- [Exercise instructions] Below is a listing; write it out exactly and drop any images from it.

━━━━━ Data section

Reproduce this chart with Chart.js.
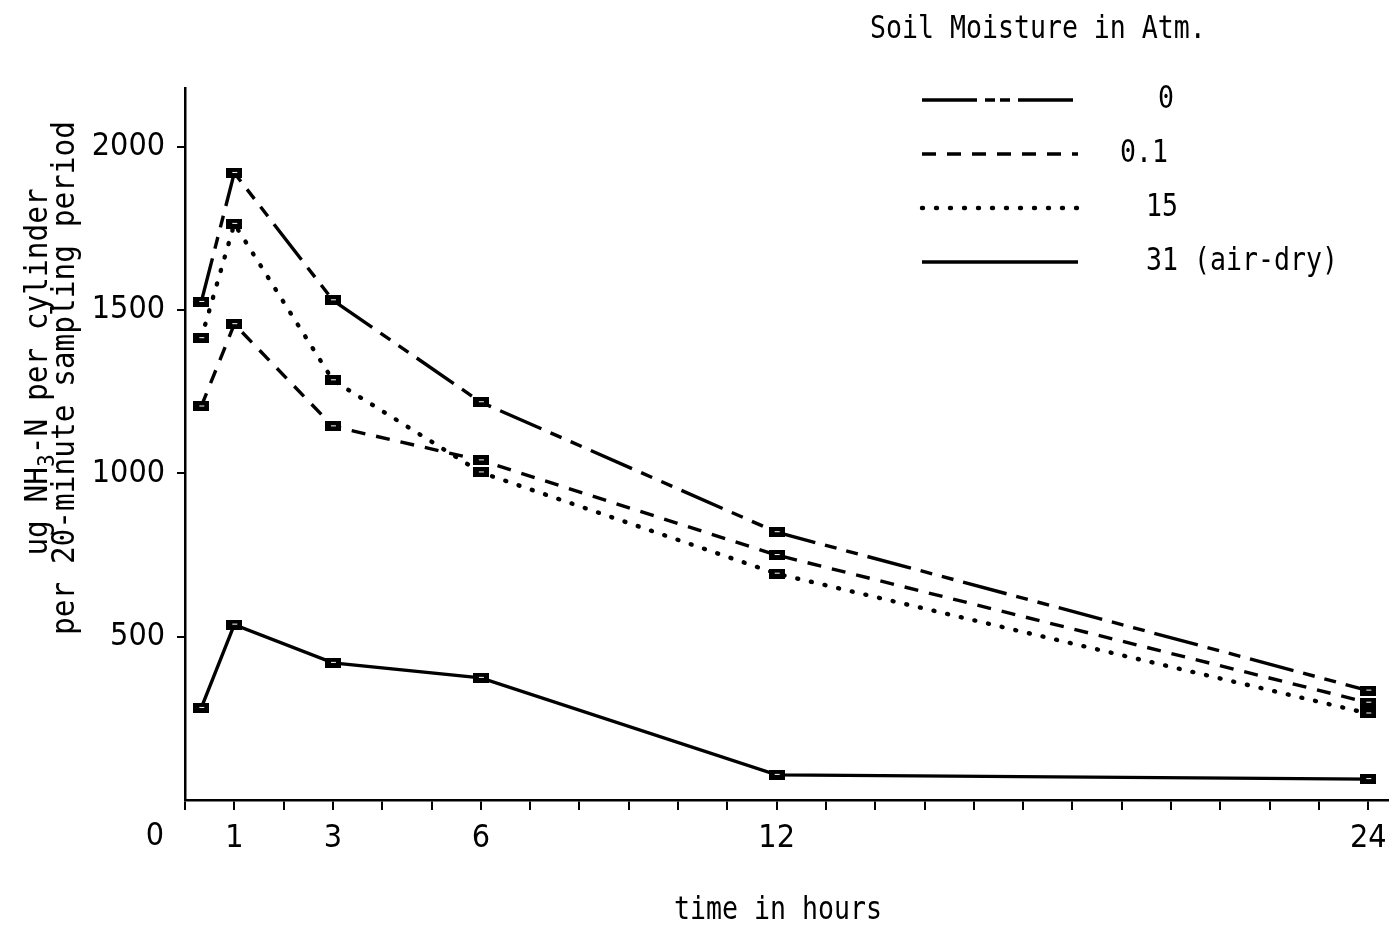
<!DOCTYPE html>
<html>
<head>
<meta charset="utf-8">
<script src="https://cdn.jsdelivr.net/npm/chart.js@4.4.1/dist/chart.umd.min.js"></script>
<style>
html,body{margin:0;padding:0;background:#fff}
#wrap{width:1400px;height:929px}
</style>
</head>
<body>
<div id="wrap"><canvas id="c" width="1400" height="929"></canvas></div>
<script>
// sampling times (hours) and NH3-N loss per soil moisture level
var HOURS=[0.33,1,3,6,12,24];
var SERIES_NAMES=['0','0.1','15','31 (air-dry)'];
var ATM_0=[1525,1920,1530,1218,820,335];
var ATM_01=[1205,1457,1144,1040,750,298];
var ATM_15=[1414,1764,1285,1003,693,265];
var ATM_31=[282,537,420,374,77,64];
var Y_TICKS=[500,1000,1500,2000];
var X_TICKS=[0,1,2,3,4,5,6,7,8,9,10,11,12,13,14,15,16,17,18,19,20,21,22,23,24];
var X_LABELS=[1,3,6,12,24];

var INK='#000';
var TICK_FONT="'Liberation Sans Narrow','DejaVu Sans Condensed',sans-serif";
var MONO="'DejaVu Sans Mono',monospace";

// line styles: long-short-short, short dash, dotted, solid
var DASHES=[[45,10,12,10,12,10],[14,11],[1,13],[]];
var CAPS=['butt','butt','round','butt'];
var WIDTHS=[3.4,3.4,4.4,3.4];

// small boxed marker used for every data point
function makeMarker(){
  var m=document.createElement('canvas');
  m.width=16;m.height=10;
  var g=m.getContext('2d');
  g.fillStyle=INK;g.fillRect(0,0,16,10);
  g.fillStyle='#fff';g.fillRect(6,4,5,1);
  return m;
}
var marker=makeMarker();

function pts(vals){
  return vals.map(function(v,i){return {x:HOURS[i],y:v};});
}
var seriesVals=[ATM_0,ATM_01,ATM_15,ATM_31];

var datasets=seriesVals.map(function(vals,i){
  return {
    label:SERIES_NAMES[i],
    data:pts(vals),
    borderColor:INK,
    borderWidth:WIDTHS[i],
    borderDash:DASHES[i],
    borderCapStyle:CAPS[i],
    tension:0,
    fill:false,
    pointStyle:marker,
    pointRadius:6,
    pointHoverRadius:6
  };
});

// condensed mono text helper
function monoText(ctx,text,x,y,size,sx,align){
  ctx.save();
  ctx.font=size+'px '+MONO;
  ctx.fillStyle=INK;
  ctx.textBaseline='middle';
  var w=ctx.measureText(text).width*sx;
  var left=align==='center'?x-w/2:(align==='right'?x-w:x);
  ctx.translate(left,y);
  ctx.scale(sx,1);
  ctx.fillText(text,0,0);
  ctx.restore();
}

function monoRot(ctx,text,cx,cy,size,sx){
  ctx.save();
  ctx.fillStyle=INK;
  ctx.font=size+'px '+MONO;
  ctx.textBaseline='middle';
  var w=ctx.measureText(text).width*sx;
  ctx.translate(cx,cy);
  ctx.rotate(-Math.PI/2);
  ctx.translate(-w/2,0);
  ctx.scale(sx,1);
  ctx.fillText(text,0,0);
  ctx.restore();
}

var decor={
  id:'decor',
  afterDraw:function(chart){
    var ctx=chart.ctx;
    // heading above the key
    monoText(ctx,'Soil Moisture in Atm.',870,30,32,0.83,'left');

    // key
    var rows=[100,154,208,262];
    var labX=[1158,1120,1146,1146];
    for(var i=0;i<4;i++){
      ctx.save();
      ctx.strokeStyle=INK;
      ctx.lineWidth=WIDTHS[i];
      ctx.lineCap=CAPS[i];
      ctx.setLineDash(i===0?[55,8,10,5,10,8]:DASHES[i]);
      ctx.beginPath();
      ctx.moveTo(922,rows[i]);ctx.lineTo(1078,rows[i]);
      ctx.stroke();
      ctx.restore();
      monoText(ctx,SERIES_NAMES[i],labX[i],rows[i],32,0.83,'left');
    }

    // origin label
    ctx.save();
    ctx.font='32px '+TICK_FONT;
    ctx.fillStyle=INK;
    ctx.textAlign='center';ctx.textBaseline='middle';
    ctx.fillText('0',155,837);
    ctx.restore();

    // x axis title
    monoText(ctx,'time in hours',778,911,32,0.83,'center');

    // y axis title, two rotated lines, with NH3 subscript
    var sx=0.92,size=32;
    ctx.save();
    ctx.fillStyle=INK;
    ctx.font=size+'px '+MONO;
    var a='ug NH',b='3',c='-N per cylinder';
    var wa=ctx.measureText(a).width,wc=ctx.measureText(c).width;
    ctx.font=(size*0.72)+'px '+MONO;
    var wb=ctx.measureText(b).width;
    var total=(wa+wb+wc)*sx;
    ctx.translate(39,372);
    ctx.rotate(-Math.PI/2);
    ctx.translate(-total/2,0);
    ctx.scale(sx,1);
    ctx.textBaseline='middle';
    ctx.font=size+'px '+MONO;
    ctx.fillText(a,0,0);
    ctx.font=(size*0.72)+'px '+MONO;
    ctx.fillText(b,wa,9);
    ctx.font=size+'px '+MONO;
    ctx.fillText(c,wa+wb,0);
    ctx.restore();
    monoRot(ctx,'per 20-minute sampling period',66,378,size,sx);
  }
};

new Chart(document.getElementById('c'),{
  type:'line',
  data:{datasets:datasets},
  options:{
    responsive:false,
    animation:false,
    events:[],
    layout:{padding:{top:88,right:12,left:0,bottom:0}},
    plugins:{legend:{display:false},tooltip:{enabled:false}},
    scales:{
      x:{
        type:'linear',
        min:0,max:24.4,
        afterBuildTicks:function(s){s.ticks=X_TICKS.map(function(v){return {value:v};});},
        afterFit:function(s){s.height=129;},
        border:{display:true,color:INK,width:2.5},
        grid:{drawOnChartArea:false,color:INK,lineWidth:2,tickLength:10},
        ticks:{
          autoSkip:false,maxRotation:0,padding:9,color:INK,
          font:{family:TICK_FONT,size:32},
          callback:function(v){return X_LABELS.indexOf(v)>=0?String(v):'';}
        }
      },
      y:{
        min:0,max:2180,
        afterBuildTicks:function(s){s.ticks=Y_TICKS.map(function(v){return {value:v};});},
        afterFit:function(s){s.width=185;},
        border:{display:true,color:INK,width:2.5},
        grid:{drawOnChartArea:false,color:INK,lineWidth:2,tickLength:8},
        ticks:{
          padding:12,color:INK,
          font:{family:TICK_FONT,size:32},
          callback:function(v){return String(v);}
        }
      }
    }
  },
  plugins:[decor]
});
</script>
</body>
</html>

━━━━━━━━━━

- [Result]
Reproduce this chart with Chart.js.
<!DOCTYPE html>
<html>
<head>
<meta charset="utf-8">
<script src="https://cdn.jsdelivr.net/npm/chart.js@4.4.1/dist/chart.umd.min.js"></script>
<style>
html,body{margin:0;padding:0;background:#fff}
#wrap{width:1400px;height:929px}
</style>
</head>
<body>
<div id="wrap"><canvas id="c" width="1400" height="929"></canvas></div>
<script>
// sampling times (hours) and NH3-N loss per soil moisture level
var HOURS=[0.33,1,3,6,12,24];
var SERIES_NAMES=['0','0.1','15','31 (air-dry)'];
var ATM_0=[1525,1920,1530,1218,820,335];
var ATM_01=[1205,1457,1144,1040,750,298];
var ATM_15=[1414,1764,1285,1003,693,265];
var ATM_31=[282,537,420,374,77,64];
var Y_TICKS=[500,1000,1500,2000];
var X_TICKS=[0,1,2,3,4,5,6,7,8,9,10,11,12,13,14,15,16,17,18,19,20,21,22,23,24];
var X_LABELS=[1,3,6,12,24];

var INK='#000';
var TICK_FONT="'Liberation Sans Narrow','DejaVu Sans Condensed',sans-serif";
var MONO="'DejaVu Sans Mono',monospace";

// line styles: long-short-short, short dash, dotted, solid
var DASHES=[[45,10,12,10,12,10],[14,11],[1,13],[]];
var CAPS=['butt','butt','round','butt'];
var WIDTHS=[3.4,3.4,4.4,3.4];

// small boxed marker used for every data point
function makeMarker(){
  var m=document.createElement('canvas');
  m.width=16;m.height=10;
  var g=m.getContext('2d');
  g.fillStyle=INK;g.fillRect(0,0,16,10);
  g.fillStyle='#fff';g.fillRect(6,4,5,1);
  return m;
}
var marker=makeMarker();

function pts(vals){
  return vals.map(function(v,i){return {x:HOURS[i],y:v};});
}
var seriesVals=[ATM_0,ATM_01,ATM_15,ATM_31];

var datasets=seriesVals.map(function(vals,i){
  return {
    label:SERIES_NAMES[i],
    data:pts(vals),
    borderColor:INK,
    borderWidth:WIDTHS[i],
    borderDash:DASHES[i],
    borderCapStyle:CAPS[i],
    tension:0,
    fill:false,
    pointStyle:marker,
    pointRadius:6,
    pointHoverRadius:6
  };
});

// condensed mono text helper
function monoText(ctx,text,x,y,size,sx,align){
  ctx.save();
  ctx.font=size+'px '+MONO;
  ctx.fillStyle=INK;
  ctx.textBaseline='middle';
  var w=ctx.measureText(text).width*sx;
  var left=align==='center'?x-w/2:(align==='right'?x-w:x);
  ctx.translate(left,y);
  ctx.scale(sx,1);
  ctx.fillText(text,0,0);
  ctx.restore();
}

function monoRot(ctx,text,cx,cy,size,sx){
  ctx.save();
  ctx.fillStyle=INK;
  ctx.font=size+'px '+MONO;
  ctx.textBaseline='middle';
  var w=ctx.measureText(text).width*sx;
  ctx.translate(cx,cy);
  ctx.rotate(-Math.PI/2);
  ctx.translate(-w/2,0);
  ctx.scale(sx,1);
  ctx.fillText(text,0,0);
  ctx.restore();
}

var decor={
  id:'decor',
  afterDraw:function(chart){
    var ctx=chart.ctx;
    // heading above the key
    monoText(ctx,'Soil Moisture in Atm.',870,30,32,0.83,'left');

    // key
    var rows=[100,154,208,262];
    var labX=[1158,1120,1146,1146];
    for(var i=0;i<4;i++){
      ctx.save();
      ctx.strokeStyle=INK;
      ctx.lineWidth=WIDTHS[i];
      ctx.lineCap=CAPS[i];
      ctx.setLineDash(i===0?[55,8,10,5,10,8]:DASHES[i]);
      ctx.beginPath();
      ctx.moveTo(922,rows[i]);ctx.lineTo(1078,rows[i]);
      ctx.stroke();
      ctx.restore();
      monoText(ctx,SERIES_NAMES[i],labX[i],rows[i],32,0.83,'left');
    }

    // origin label
    ctx.save();
    ctx.font='32px '+TICK_FONT;
    ctx.fillStyle=INK;
    ctx.textAlign='center';ctx.textBaseline='middle';
    ctx.fillText('0',155,837);
    ctx.restore();

    // x axis title
    monoText(ctx,'time in hours',778,911,32,0.83,'center');

    // y axis title, two rotated lines, with NH3 subscript
    var sx=0.92,size=32;
    ctx.save();
    ctx.fillStyle=INK;
    ctx.font=size+'px '+MONO;
    var a='ug NH',b='3',c='-N per cylinder';
    var wa=ctx.measureText(a).width,wc=ctx.measureText(c).width;
    ctx.font=(size*0.72)+'px '+MONO;
    var wb=ctx.measureText(b).width;
    var total=(wa+wb+wc)*sx;
    ctx.translate(39,372);
    ctx.rotate(-Math.PI/2);
    ctx.translate(-total/2,0);
    ctx.scale(sx,1);
    ctx.textBaseline='middle';
    ctx.font=size+'px '+MONO;
    ctx.fillText(a,0,0);
    ctx.font=(size*0.72)+'px '+MONO;
    ctx.fillText(b,wa,9);
    ctx.font=size+'px '+MONO;
    ctx.fillText(c,wa+wb,0);
    ctx.restore();
    monoRot(ctx,'per 20-minute sampling period',66,378,size,sx);
  }
};

new Chart(document.getElementById('c'),{
  type:'line',
  data:{datasets:datasets},
  options:{
    responsive:false,
    animation:false,
    events:[],
    layout:{padding:{top:88,right:12,left:0,bottom:0}},
    plugins:{legend:{display:false},tooltip:{enabled:false}},
    scales:{
      x:{
        type:'linear',
        min:0,max:24.4,
        afterBuildTicks:function(s){s.ticks=X_TICKS.map(function(v){return {value:v};});},
        afterFit:function(s){s.height=129;},
        border:{display:true,color:INK,width:2.5},
        grid:{drawOnChartArea:false,color:INK,lineWidth:2,tickLength:10},
        ticks:{
          autoSkip:false,maxRotation:0,padding:9,color:INK,
          font:{family:TICK_FONT,size:32},
          callback:function(v){return X_LABELS.indexOf(v)>=0?String(v):'';}
        }
      },
      y:{
        min:0,max:2180,
        afterBuildTicks:function(s){s.ticks=Y_TICKS.map(function(v){return {value:v};});},
        afterFit:function(s){s.width=185;},
        border:{display:true,color:INK,width:2.5},
        grid:{drawOnChartArea:false,color:INK,lineWidth:2,tickLength:8},
        ticks:{
          padding:12,color:INK,
          font:{family:TICK_FONT,size:32},
          callback:function(v){return String(v);}
        }
      }
    }
  },
  plugins:[decor]
});
</script>
</body>
</html>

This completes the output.